Intermittent task and failures in RabbitMQ backed Cloud Director environments
book
Article ID: 429357
calendar_today
Updated On:
Products
VMware Cloud Director
Issue/Introduction
Approximately every second task or placement policy within the environment is failing with 'Automatically failed due to timeout.'
These tasks remain in a processing state in VCD until they reached the manual Blocking Task timeout limit.
Initial health checks suggest that the message bus is functional but intermittent failures persist.
RabbitMQ logs show either:
PLAIN login refused: user 'vcd' - invalid credentials
HTTP access denied: user 'admin' - invalid credentials
Environment
10.3
10.4
10.5
10.6
Cause
The issue relates to a specific RabbitMQ node entering an inconsistent state.

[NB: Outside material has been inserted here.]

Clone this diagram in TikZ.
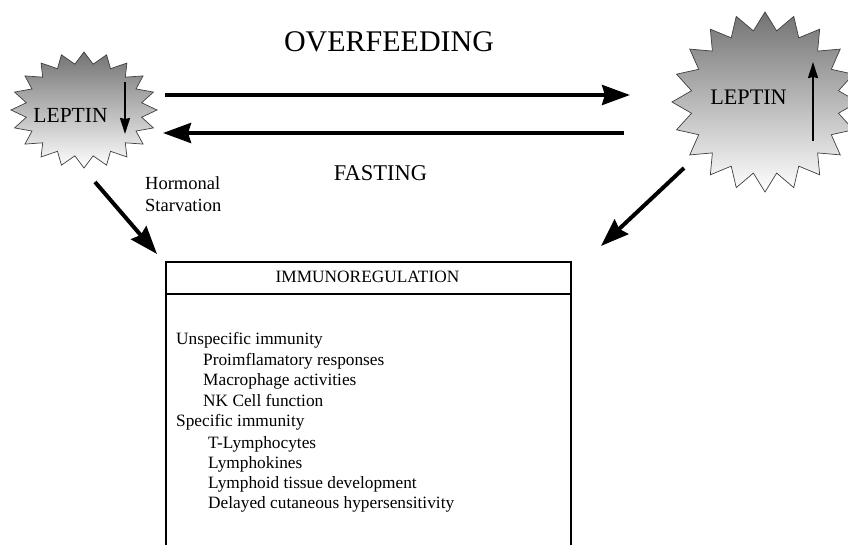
\documentclass[tikz,border=0pt]{standalone}
\usepackage{fontspec}
\setmainfont{Liberation Serif}
\usetikzlibrary{arrows.meta}
\begin{document}
\begin{tikzpicture}[x=1pt,y=-1pt,
  bigarrow/.style={line width=4pt,-{Stealth[length=28pt,width=20pt,inset=3pt]}},
  smallarrow/.style={line width=1.8pt,-{Stealth[length=16pt,width=10pt,inset=1pt]}},
  starfill/.style={draw=black!75,line width=0.7pt,top color=black!55,bottom color=white},
  lbl/.style={inner sep=0pt,anchor=base},
  item/.style={inner sep=0pt,anchor=base west,font=\fontsize{17.3}{20}\selectfont}]
\useasboundingbox (0,0) rectangle (848,545);
\clip (0,0) rectangle (848,545);

% left starburst
\begin{scope}[shift={(84,110)}]
\draw[starfill] (0:73 and 58) \foreach \k [evaluate=\k as \r using {mod(\k,2)==0 ? 1 : 0.8}] in {1,...,39} { -- ({\k*9}:{73*\r} and {58*\r}) } -- cycle;
\end{scope}
% right starburst
\begin{scope}[shift={(765,102)}]
\draw[starfill] (0:93 and 90) \foreach \k [evaluate=\k as \r using {mod(\k,2)==0 ? 1 : 0.8}] in {1,...,39} { -- ({\k*9}:{93*\r} and {90*\r}) } -- cycle;
\end{scope}

% labels in stars
\node[lbl,font=\fontsize{21.5}{26}\selectfont] (lepL) at (70.5,123) {LEPTIN};
\node[lbl,font=\fontsize{22.2}{26}\selectfont] (lepR) at (748.5,105) {LEPTIN};
\coordinate (dnS) at (125,82);  \coordinate (dnE) at (125,134);
\coordinate (upS) at (813,141); \coordinate (upE) at (813,62);
\draw[smallarrow] (dnS) -- (dnE);
\draw[smallarrow] (upS) -- (upE);

% titles
\node[lbl,font=\fontsize{30}{36}\selectfont] (over) at (389,52) {OVERFEEDING};
\node[lbl,font=\fontsize{22.5}{27}\selectfont] (fast) at (380.5,181) {FASTING};
\node[inner sep=0pt,anchor=base west,font=\fontsize{18.5}{22}\selectfont] (horm1) at (145,190) {Hormonal};
\node[inner sep=0pt,anchor=base west,font=\fontsize{18.5}{22}\selectfont] (horm2) at (145,212) {Starvation};

% big arrows
\coordinate (a1s) at (165,95);  \coordinate (a1e) at (630,95);
\coordinate (a2s) at (624,133); \coordinate (a2e) at (163,133);
\coordinate (d1s) at (95,182);  \coordinate (d1e) at (157,254);
\coordinate (d2s) at (684,168); \coordinate (d2e) at (601,246);
\draw[bigarrow] (a1s) -- (a1e);
\draw[bigarrow] (a2s) -- (a2e);
\draw[bigarrow] (d1s) -- (d1e);
\draw[bigarrow] (d2s) -- (d2e);

% box
\draw[line width=1.4pt] (166,550) -- (166,262) -- (571,262) -- (571,550);
\draw[line width=2pt] (166,294) -- (571,294);
\node[lbl,font=\fontsize{17.3}{20}\selectfont] (immh) at (367.5,283) {IMMUNOREGULATION};

\node[item] (i1) at (176,344) {Unspecific immunity};
\node[item] (i2) at (203,365) {Proimflamatory responses};
\node[item] (i3) at (203,385) {Macrophage activities};
\node[item] (i4) at (203,406) {NK Cell function};
\node[item] (i5) at (176,426) {Specific immunity};
\node[item] (i6) at (208,448) {T-Lymphocytes};
\node[item] (i7) at (208,468) {Lymphokines};
\node[item] (i8) at (208,488) {Lymphoid tissue development};
\node[item] (i9) at (208,508) {Delayed cutaneous hypersensitivity};
\end{tikzpicture}
\end{document}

While the node appears active and correct in the VCD Extensibility AMQP interface and passes basic connection tests, it is failing to handle actual task traffic correctly.
RabbitMQ logs should reveal authentication failures on this specific node, despite credentials being validated by logging in to RMQ and AMQP broker testing.
This results in a round-robin failure pattern where tasks hitting the failed RMQ stall and eventually time out.
Resolution
To resolve this inconsistency the following steps should be taken:
Identify the problematic RabbitMQ node through log analysis.
Restart the affected RabbitMQ service or the server.